Is there a way to kill the resource forks of all the files contained within a folder and subfolders through terminal or other?



Thanks

Comments

  • Reply 1 of 4
    curiousuburbcuriousuburb Posts: 3,325member
    <* debates providing potentially dangerous information *>



    The "rm" command from terminal will kill files. Short for 'remove'.



    Type "man rm" in terminal for manual page descriptions on the rm command, including recursive flags.

    RTFM before you try anything.



    ** Be extremely careful using wildcards with the RM command. **



    Unix deletetion tends to be unrecoverable and you could accidentally wipe too much quite easily if you mistype the wildcards for recursive deletion. Be extra cautious.



    Double and triple check your file paths before you hit return.



    USE AT YOUR OWN RISK. (Not for newbies).
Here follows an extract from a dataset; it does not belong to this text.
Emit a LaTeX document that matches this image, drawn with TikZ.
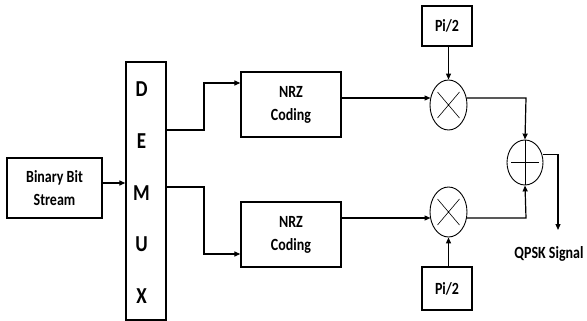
\documentclass[tikz,border=0pt]{standalone}
\usepackage{fontspec}
\setmainfont{Carlito}
\usetikzlibrary{arrows.meta,shapes.geometric,calc}
\newcommand{\tx}[1]{\scalebox{1}[1.22]{#1}}
\newcommand{\bx}[1]{\scalebox{1}[1.2]{#1}}
\begin{document}
\begin{tikzpicture}[x=1pt,y=-1pt,
  line width=1.2pt,
  box/.style={draw,line width=1.3pt,inner sep=0pt,font=\bfseries\fontsize{14}{23}\selectfont,align=center},
  op/.style={draw,ellipse,line width=0.9pt,minimum width=37pt,minimum height=50pt,inner sep=0pt},
  arr/.style={-{Triangle[length=6pt,width=5pt]}},
  lbl/.style={font=\bfseries\fontsize{14}{16}\selectfont}]
\useasboundingbox (0,0) rectangle (587,321);
\node[box,minimum width=95pt,minimum height=60pt] (bin) at (54.5,188) {\tx{Binary Bit}\\\tx{Stream}};
\node[box,minimum width=40pt,minimum height=258pt] (demux) at (146,191) {};
\foreach \l/\yy in {D/89,E/141,M/193,U/244,X/296}
  \node[font=\bfseries\fontsize{19}{21}\selectfont] at (141.5,\yy) {\bx{\l}};
\node[box,minimum width=100pt,minimum height=65pt] (nrz1) at (291,104.5) {\tx{NRZ}\\\tx{Coding}};
\node[box,minimum width=100pt,minimum height=65pt] (nrz2) at (291,234.5) {\tx{NRZ}\\\tx{Coding}};
\node[op,minimum width=37pt,minimum height=50pt] (m1) at (448.5,105) {};
\draw[line width=0.6pt] ($(m1.center)+(-11,-13)$) -- ($(m1.center)+(11,13)$)
  ($(m1.center)+(-11,13)$) -- ($(m1.center)+(11,-13)$);
\node[op] (m2) at (448.5,212) {};
\draw[line width=0.6pt] ($(m2.center)+(-11,-13)$) -- ($(m2.center)+(11,13)$)
  ($(m2.center)+(-11,13)$) -- ($(m2.center)+(11,-13)$);
\node[op,minimum width=36pt,minimum height=45pt] (add) at (525,162.5) {};
\draw[line width=0.9pt] ($(add.center)+(-14,0)$) -- ($(add.center)+(14,0)$)
  (add.north) -- (add.south);
\node[box,minimum width=50pt,minimum height=40pt] (p1) at (447,26) {\tx{Pi/2}};
\node[box,minimum width=50pt,minimum height=43pt] (p2) at (447,288.5) {\tx{Pi/2}};
\coordinate (out) at (558,230);
\node[lbl] (q) at (549,254) {\tx{QPSK Signal}};
\draw[arr] (bin.east |- 0,183) -- (demux.west |- 0,183);
\draw[arr] (demux.east |- 0,130) -- (204,130) -- (204,83) -- (nrz1.west |- 0,83);
\draw[arr] (demux.east |- 0,187) -- (204,187) -- (204,254) -- (nrz2.west |- 0,254);
\draw[arr] (nrz1.east |- 0,98) -- ($(m1.center)+(-18,-7)$);
\draw[arr] (nrz2.east |- 0,218) -- ($(m2.center)+(-18,6)$);
\draw[arr] (p1.south -| m1.north) -- (m1.north);
\draw[arr] (p2.north -| m2.south) -- (m2.south);
\draw[arr] ($(m1.center)+(18,-7)$) -- (526,98) -- (add.north);
\draw[arr] ($(m2.center)+(18,6)$) -- (526,218) -- (add.south);
\draw[arr] ($(add.center)+(18,-8)$) -- (out |- 0,154.5) -- (out);
\end{tikzpicture}
\end{document}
    I would be much more comfortable endorsing a more thorough search for iPhoto scripts,

    since I suspect similar code is being called to clean the iPhoto library for CD backup/transfer.



    That, or a feature request email to the Grim Ripper creators.



  • Reply 2 of 4
    dobbydobby Posts: 797member
    You could try something like

    $ cd /directory_you_want to start at

    $ find . -name '*/rsrc' -exec cp /dev/null {} \\;



    I don't have a mac handy at the moment so you might want to create a dir with a could of test files and try this.

    If the files remain but no preview then successful.



    BTW the /rsrc is the resource for for a file.



    Dobby



    Edit. changed /dev/num to /dev/null
  • Reply 3 of 4
    sladuuchsladuuch Posts: 67member
    Could you use Automator to search and destroy those resource forks? Might be the first time anyone's used the thing.
  • Reply 4 of 4
    you could copy the tree with a command line tool that won't touch resource forks - this would let you test all was good before deleting the originals, too!



    ditto --norsrc, or rsync without the -E switch should do it.